How can you talk abt. cloud computing without mentioning amazon ec2?

  Tim O'Reilly [05.09.08 08:13 AM]

@Anand --

I wondered about that too. I think Andy may be referring to some of the Microsoft announcements regarding ASP.net generating cloud applications, but I hardly see that as more open or developer focused than the stuff Google has exposed. And your other comments about Google's advantages certainly make sense to me.

I did, however, think that Andy's analysis of the four factors to consider was really right on. Take "edges" for example. That's what Android is all about. (And Windows Mobile for that matter, but that seems like it's going nowhere fast.)

Really interesting talking with Jonathan Schwartz of Sun at Web 2.0 expo. He argues that their purchase of MySQL was another way to get "distribution" for cloud services -- that is, edges. It's important to realized that edges are not just non-PC devices. (For example, Firefox is an incredibly important "edge" point for Google.)

  steve [05.12.08 06:05 PM]

I understand the vision of networked computers in the cloud being a giant computer, as it is similar to the one Sun pushed for decades "the network is the computer".

The point that strikes me is that it's an over generalisation to the point of being a load of bollocks when being pushed as an inevitable end destination.

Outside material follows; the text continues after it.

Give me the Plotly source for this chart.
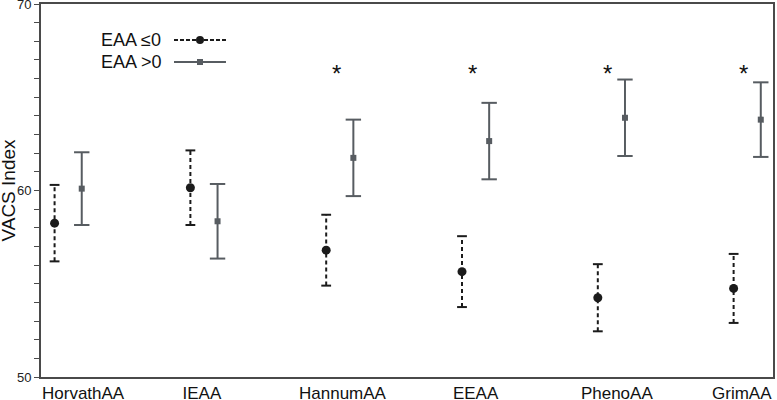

There is NO reason why anyone should have to put their information into someone else's systems. There is NO reason why programs and services have to live in the cloud when they can run on the end user's equipment.

If you look at Apple's model, they have network based services for very simple things like storage of data on their .Mac services, and then sell intelligent end-user hardware like Macs and iPhones.

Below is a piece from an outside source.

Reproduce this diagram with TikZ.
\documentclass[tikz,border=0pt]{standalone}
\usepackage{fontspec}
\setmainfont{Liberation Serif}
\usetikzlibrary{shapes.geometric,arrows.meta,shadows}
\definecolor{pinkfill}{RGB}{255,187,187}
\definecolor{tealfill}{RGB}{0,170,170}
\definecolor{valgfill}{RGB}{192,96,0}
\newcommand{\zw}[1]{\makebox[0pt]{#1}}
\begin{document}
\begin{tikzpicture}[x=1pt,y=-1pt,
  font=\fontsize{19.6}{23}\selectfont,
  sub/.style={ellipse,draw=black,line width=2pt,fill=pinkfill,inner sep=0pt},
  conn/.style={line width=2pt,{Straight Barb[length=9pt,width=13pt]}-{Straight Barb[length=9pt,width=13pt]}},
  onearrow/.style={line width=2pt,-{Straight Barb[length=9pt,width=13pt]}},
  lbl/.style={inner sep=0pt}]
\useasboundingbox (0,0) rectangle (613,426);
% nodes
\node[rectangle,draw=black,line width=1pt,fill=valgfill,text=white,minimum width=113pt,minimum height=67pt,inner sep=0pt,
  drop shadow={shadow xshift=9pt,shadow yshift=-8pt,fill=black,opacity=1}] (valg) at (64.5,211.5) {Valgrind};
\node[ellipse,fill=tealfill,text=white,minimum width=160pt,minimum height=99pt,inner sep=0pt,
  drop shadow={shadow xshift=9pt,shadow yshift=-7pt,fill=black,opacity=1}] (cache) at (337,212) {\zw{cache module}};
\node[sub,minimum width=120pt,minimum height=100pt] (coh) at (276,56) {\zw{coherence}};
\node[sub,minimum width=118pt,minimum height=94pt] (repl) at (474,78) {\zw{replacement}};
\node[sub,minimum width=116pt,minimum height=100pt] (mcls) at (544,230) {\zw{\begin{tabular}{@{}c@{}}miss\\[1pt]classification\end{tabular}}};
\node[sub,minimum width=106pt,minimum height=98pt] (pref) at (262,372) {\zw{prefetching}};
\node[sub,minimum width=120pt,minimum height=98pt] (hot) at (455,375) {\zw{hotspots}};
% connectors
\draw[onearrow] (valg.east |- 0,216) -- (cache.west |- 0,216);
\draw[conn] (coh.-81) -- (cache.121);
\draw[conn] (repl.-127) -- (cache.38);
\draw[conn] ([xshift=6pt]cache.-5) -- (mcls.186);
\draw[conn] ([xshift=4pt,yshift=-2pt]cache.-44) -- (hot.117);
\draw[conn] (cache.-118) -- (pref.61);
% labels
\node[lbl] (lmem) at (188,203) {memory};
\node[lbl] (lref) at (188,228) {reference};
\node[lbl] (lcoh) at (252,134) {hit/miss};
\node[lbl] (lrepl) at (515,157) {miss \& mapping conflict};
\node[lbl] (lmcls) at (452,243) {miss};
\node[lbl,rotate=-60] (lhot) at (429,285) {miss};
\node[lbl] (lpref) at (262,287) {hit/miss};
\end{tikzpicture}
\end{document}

Sure, Google have their large data centres to process through millions of web pages to MapReduce their way through terabytes of data... and a home PC isn't going to do that anytime soon.

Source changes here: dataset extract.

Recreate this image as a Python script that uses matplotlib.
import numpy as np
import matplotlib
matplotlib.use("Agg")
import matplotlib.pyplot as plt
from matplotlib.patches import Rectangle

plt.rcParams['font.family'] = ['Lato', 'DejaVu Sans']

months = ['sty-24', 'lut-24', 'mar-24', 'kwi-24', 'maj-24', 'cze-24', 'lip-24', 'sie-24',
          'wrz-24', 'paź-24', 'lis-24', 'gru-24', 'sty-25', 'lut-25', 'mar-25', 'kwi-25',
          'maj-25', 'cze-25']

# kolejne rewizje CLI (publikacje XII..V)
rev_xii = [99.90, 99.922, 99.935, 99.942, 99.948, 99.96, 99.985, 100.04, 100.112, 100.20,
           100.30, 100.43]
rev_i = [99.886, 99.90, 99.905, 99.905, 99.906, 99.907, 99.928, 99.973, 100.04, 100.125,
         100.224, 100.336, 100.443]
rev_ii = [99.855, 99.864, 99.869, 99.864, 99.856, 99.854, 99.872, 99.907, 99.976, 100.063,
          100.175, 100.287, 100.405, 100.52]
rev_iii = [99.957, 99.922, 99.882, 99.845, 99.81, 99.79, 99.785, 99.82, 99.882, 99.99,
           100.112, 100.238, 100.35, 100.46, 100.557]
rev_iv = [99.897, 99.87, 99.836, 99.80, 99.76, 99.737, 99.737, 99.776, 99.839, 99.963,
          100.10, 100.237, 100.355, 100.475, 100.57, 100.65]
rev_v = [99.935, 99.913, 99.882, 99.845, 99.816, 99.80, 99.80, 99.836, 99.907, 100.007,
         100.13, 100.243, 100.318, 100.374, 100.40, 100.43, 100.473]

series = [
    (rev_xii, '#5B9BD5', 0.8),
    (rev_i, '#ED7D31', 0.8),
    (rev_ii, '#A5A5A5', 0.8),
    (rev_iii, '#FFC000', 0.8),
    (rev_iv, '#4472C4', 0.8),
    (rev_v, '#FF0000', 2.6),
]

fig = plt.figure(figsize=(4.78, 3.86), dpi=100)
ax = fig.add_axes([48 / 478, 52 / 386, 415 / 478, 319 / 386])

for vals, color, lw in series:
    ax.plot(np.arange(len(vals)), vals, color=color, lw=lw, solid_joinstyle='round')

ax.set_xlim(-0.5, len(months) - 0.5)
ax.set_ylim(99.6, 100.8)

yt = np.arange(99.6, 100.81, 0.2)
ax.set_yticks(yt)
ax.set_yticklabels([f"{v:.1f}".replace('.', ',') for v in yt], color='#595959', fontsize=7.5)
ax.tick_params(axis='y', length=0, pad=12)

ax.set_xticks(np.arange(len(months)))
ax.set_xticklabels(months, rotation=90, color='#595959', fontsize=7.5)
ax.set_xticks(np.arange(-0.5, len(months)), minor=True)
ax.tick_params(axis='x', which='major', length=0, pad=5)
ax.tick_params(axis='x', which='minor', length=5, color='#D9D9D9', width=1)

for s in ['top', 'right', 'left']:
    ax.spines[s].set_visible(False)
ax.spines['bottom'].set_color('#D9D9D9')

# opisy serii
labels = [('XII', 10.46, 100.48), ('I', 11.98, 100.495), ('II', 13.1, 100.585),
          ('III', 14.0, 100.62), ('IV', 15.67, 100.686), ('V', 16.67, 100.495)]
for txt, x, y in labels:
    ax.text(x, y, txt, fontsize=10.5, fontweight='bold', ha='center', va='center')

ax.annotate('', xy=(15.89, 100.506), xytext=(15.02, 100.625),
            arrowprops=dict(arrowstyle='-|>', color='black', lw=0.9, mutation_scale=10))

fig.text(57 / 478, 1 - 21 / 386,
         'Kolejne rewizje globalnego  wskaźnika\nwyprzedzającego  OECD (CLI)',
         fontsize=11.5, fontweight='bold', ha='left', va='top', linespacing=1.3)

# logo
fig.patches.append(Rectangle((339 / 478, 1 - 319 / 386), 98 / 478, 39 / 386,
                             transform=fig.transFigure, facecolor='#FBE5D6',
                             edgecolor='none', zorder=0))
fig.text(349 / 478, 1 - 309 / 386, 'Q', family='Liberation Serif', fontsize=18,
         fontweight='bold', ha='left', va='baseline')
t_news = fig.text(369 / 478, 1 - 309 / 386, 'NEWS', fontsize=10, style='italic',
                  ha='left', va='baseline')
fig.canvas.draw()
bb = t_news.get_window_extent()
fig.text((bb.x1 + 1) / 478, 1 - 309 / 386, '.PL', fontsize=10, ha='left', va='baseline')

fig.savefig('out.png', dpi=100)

On the other hand, very fast networks linking distributed home PCs would be able to blow the hell out of anything Google could do with their large data centres. The networks have to pipe to those centralised locations. Home PCs can explore their local connections much quicker.

I still don't like Web 2.0. I still think it's needlessly coupled to specific techniques, even though I agree with Tim's end vision of a networked world with emergent capabilities.

I believe that the networking alone is sufficient, and Google, Microsoft, Yahoo, Facebook and the rest are capitalising on a merely transient phase.

  Lee McColl Sylvester [05.13.08 10:23 AM]

I agree with Steve for the most part. In reality, cloud networks can and probably do work for some applications, but will likely not be the best choice for others. It's all about context.

My worry is that all of this is more hype than the outcome will actually provide, as has been true of many web related fads... The web in its entirety being one of them.

  Tim O'Reilly [05.13.08 11:41 AM]

Lee -- I don't know how old you are, but if you're old enough to remember the exact same comments about personal computers in the 1980s, recast your statement, and replace "cloud networks" with "personal computers."

No, the DOS-based 286 and 386s were not about to replace mainframes and minicomputers. But personal computers sure were, as they grew up, as most disruptive technologies do.

Do you really think that applications of the future will be more or less connected, more or less dependent on cloud-based features?

Take your iPod or iPhone for instance. Take away the cloud and it stops working.

I suspect you're equating "cloud" with S3 and EC2-like services. But even there, I'll lay odds that the future will see more applications based on services like this, not fewer.